Two themes dominated AI tooling this week: document parsing finally getting serious about production scale, and agent orchestration tooling maturing past the demo stage. Neither is hype—there are real implementation decisions here with concrete tradeoffs.
Unlimited-OCR parses multi-page documents end-to-end
Unlimited-OCR is a vision transformer that processes arbitrarily long documents in a single pass, supporting up to 32,768 tokens via a streaming API or batched inference. It handles both single-image and multi-page inputs without requiring you to chunk documents manually or write glue code to stitch results back together.

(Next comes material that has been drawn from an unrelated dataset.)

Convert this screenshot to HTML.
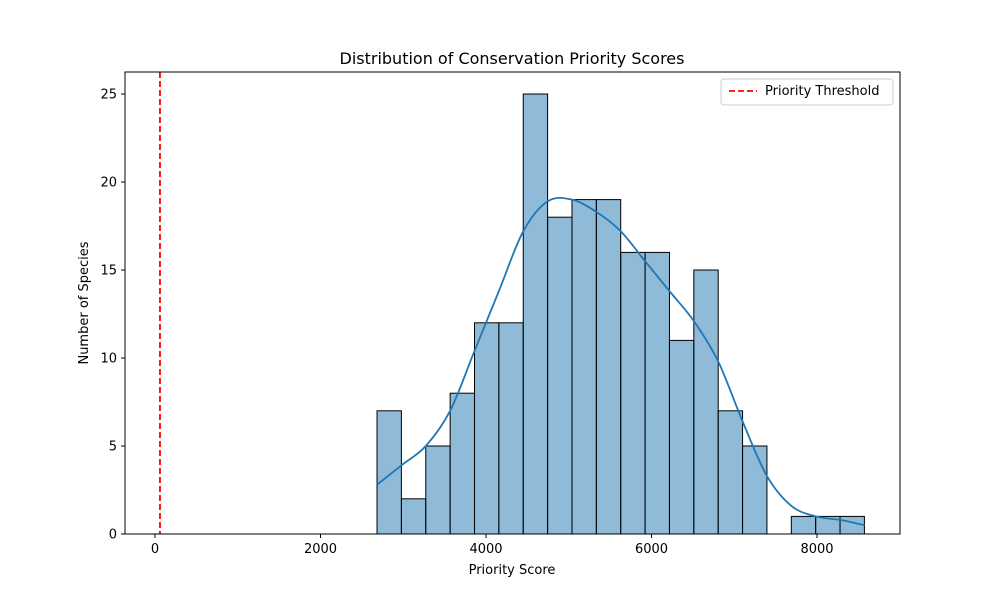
<!DOCTYPE html>
<html><head><meta charset="utf-8"><style>
body{margin:0;background:#fff;font-family:"Liberation Sans","DejaVu Sans",sans-serif;}
</style></head><body>
<svg id="chart" width="1000" height="600" style="font-family:'DejaVu Sans','Liberation Sans',sans-serif">
<rect width="1000" height="600" fill="#fff"/>
<g id="bars"></g><g id="kde"></g><g id="ticks"></g>
<rect x="125" y="72" width="775" height="462" fill="none" stroke="#000" stroke-width="1"/>
<text x="512" y="64" text-anchor="middle" font-size="16">Distribution of Conservation Priority Scores</text>
<text x="512" y="574" text-anchor="middle" font-size="13">Priority Score</text>
<text transform="translate(88,303) rotate(-90)" text-anchor="middle" font-size="13">Number of Species</text>
<g>
<rect x="721" y="79" width="172" height="26" fill="#fff" stroke="#ccc" rx="3"/>
<line x1="729" y1="91" x2="757" y2="91" stroke="red" stroke-width="1.8" stroke-dasharray="6,3"/>
<text x="765" y="95" font-size="13">Priority Threshold</text>
</g>
</svg>
<script>
const binStart = 2683, binWidth = 294.5;
const counts = [7,2,5,8,12,12,25,18,19,19,16,16,11,15,7,5,0,1,1,1];
const kdeY = [2.8,3.9,5.0,7.0,10.4,13.8,17.2,18.9,19.0,18.3,17.2,15.5,13.8,12.1,9.8,6.4,3.3,1.6,1.0,0.8,0.5];
const xTicks = [0,2000,4000,6000,8000];
const yTicks = [0,5,10,15,20,25];
const threshold = 60;
const sx = v => 155 + v*0.08275;
const sy = v => 534 - v*17.6;
const NS = "http://www.w3.org/2000/svg";
const bars = document.getElementById('bars');
counts.forEach((c,i)=>{
  if(c<=0) return;
  const r=document.createElementNS(NS,'rect');
  const x0=sx(binStart+i*binWidth), x1=sx(binStart+(i+1)*binWidth);
  r.setAttribute('x',x0);r.setAttribute('y',sy(c));
  r.setAttribute('width',x1-x0);r.setAttribute('height',sy(0)-sy(c));
  r.setAttribute('fill','rgba(31,119,180,0.5)');r.setAttribute('stroke','#000');r.setAttribute('stroke-width','1');
  
  
  bars.appendChild(r);
});
const kde=document.getElementById('kde');
const pts=kdeY.map((v,i)=>[sx(binStart+i*binWidth*counts.length/(kdeY.length-1)),sy(v)]);
let d='M'+pts[0][0]+','+pts[0][1];
for(let i=0;i<pts.length-1;i++){
  const p0=pts[Math.max(0,i-1)],p1=pts[i],p2=pts[i+1],p3=pts[Math.min(pts.length-1,i+2)];
  const c1=[p1[0]+(p2[0]-p0[0])/6,p1[1]+(p2[1]-p0[1])/6];
  const c2=[p2[0]-(p3[0]-p1[0])/6,p2[1]-(p3[1]-p1[1])/6];
  d+=' C'+c1[0]+','+c1[1]+' '+c2[0]+','+c2[1]+' '+p2[0]+','+p2[1];
}
const p=document.createElementNS(NS,'path');
p.setAttribute('d',d);p.setAttribute('fill','none');p.setAttribute('stroke','#1f77b4');p.setAttribute('stroke-width','1.8');p.setAttribute('stroke-linejoin','round');


kde.appendChild(p);
const th=document.createElementNS(NS,'line');
th.setAttribute('x1',sx(threshold));th.setAttribute('x2',sx(threshold));th.setAttribute('y1',72);th.setAttribute('y2',534);
th.setAttribute('stroke','red');th.setAttribute('stroke-width','1.8');th.setAttribute('stroke-dasharray','6,3');


kde.appendChild(th);
const tg=document.getElementById('ticks');
xTicks.forEach(t=>{
  const l=document.createElementNS(NS,'line');l.setAttribute('x1',sx(t));l.setAttribute('x2',sx(t));l.setAttribute('y1',534);l.setAttribute('y2',538);l.setAttribute('stroke','#000');tg.appendChild(l);
  const tx=document.createElementNS(NS,'text');tx.setAttribute('x',sx(t));tx.setAttribute('y',553);tx.setAttribute('text-anchor','middle');tx.setAttribute('font-size','13');tx.textContent=t;
  
  
  tg.appendChild(tx);
});
yTicks.forEach(t=>{
  const l=document.createElementNS(NS,'line');l.setAttribute('x1',121);l.setAttribute('x2',125);l.setAttribute('y1',sy(t));l.setAttribute('y2',sy(t));l.setAttribute('stroke','#000');tg.appendChild(l);
  const tx=document.createElementNS(NS,'text');tx.setAttribute('x',117);tx.setAttribute('y',sy(t)+4.5);tx.setAttribute('text-anchor','end');tx.setAttribute('font-size','13');tx.textContent=t;
  
  
  tg.appendChild(tx);
});
</script>
</body></html>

Backend options are Transformers (simpler, single-doc) or SGLang (concurrent batch processing).
The elimination of the page-by-page loop is the real value. If you've built a PDF pipeline before, you know the loop: split pages, run OCR per page, normalize outputs, reconcile layout across page boundaries, hope nothing falls in a gutter. That's gone. The tradeoff is a hard dependency on CUDA 12.9+, torch 2.10.0, and transformers 4.57.1—these are recent enough that you'll need to audit your environment before dropping this in.
Verdict: Ship if you're on a greenfield pipeline and can meet the dependency floor. Pick SGLang for anything with concurrent load. Use the Transformers API if you're processing documents one at a time and want simpler ops.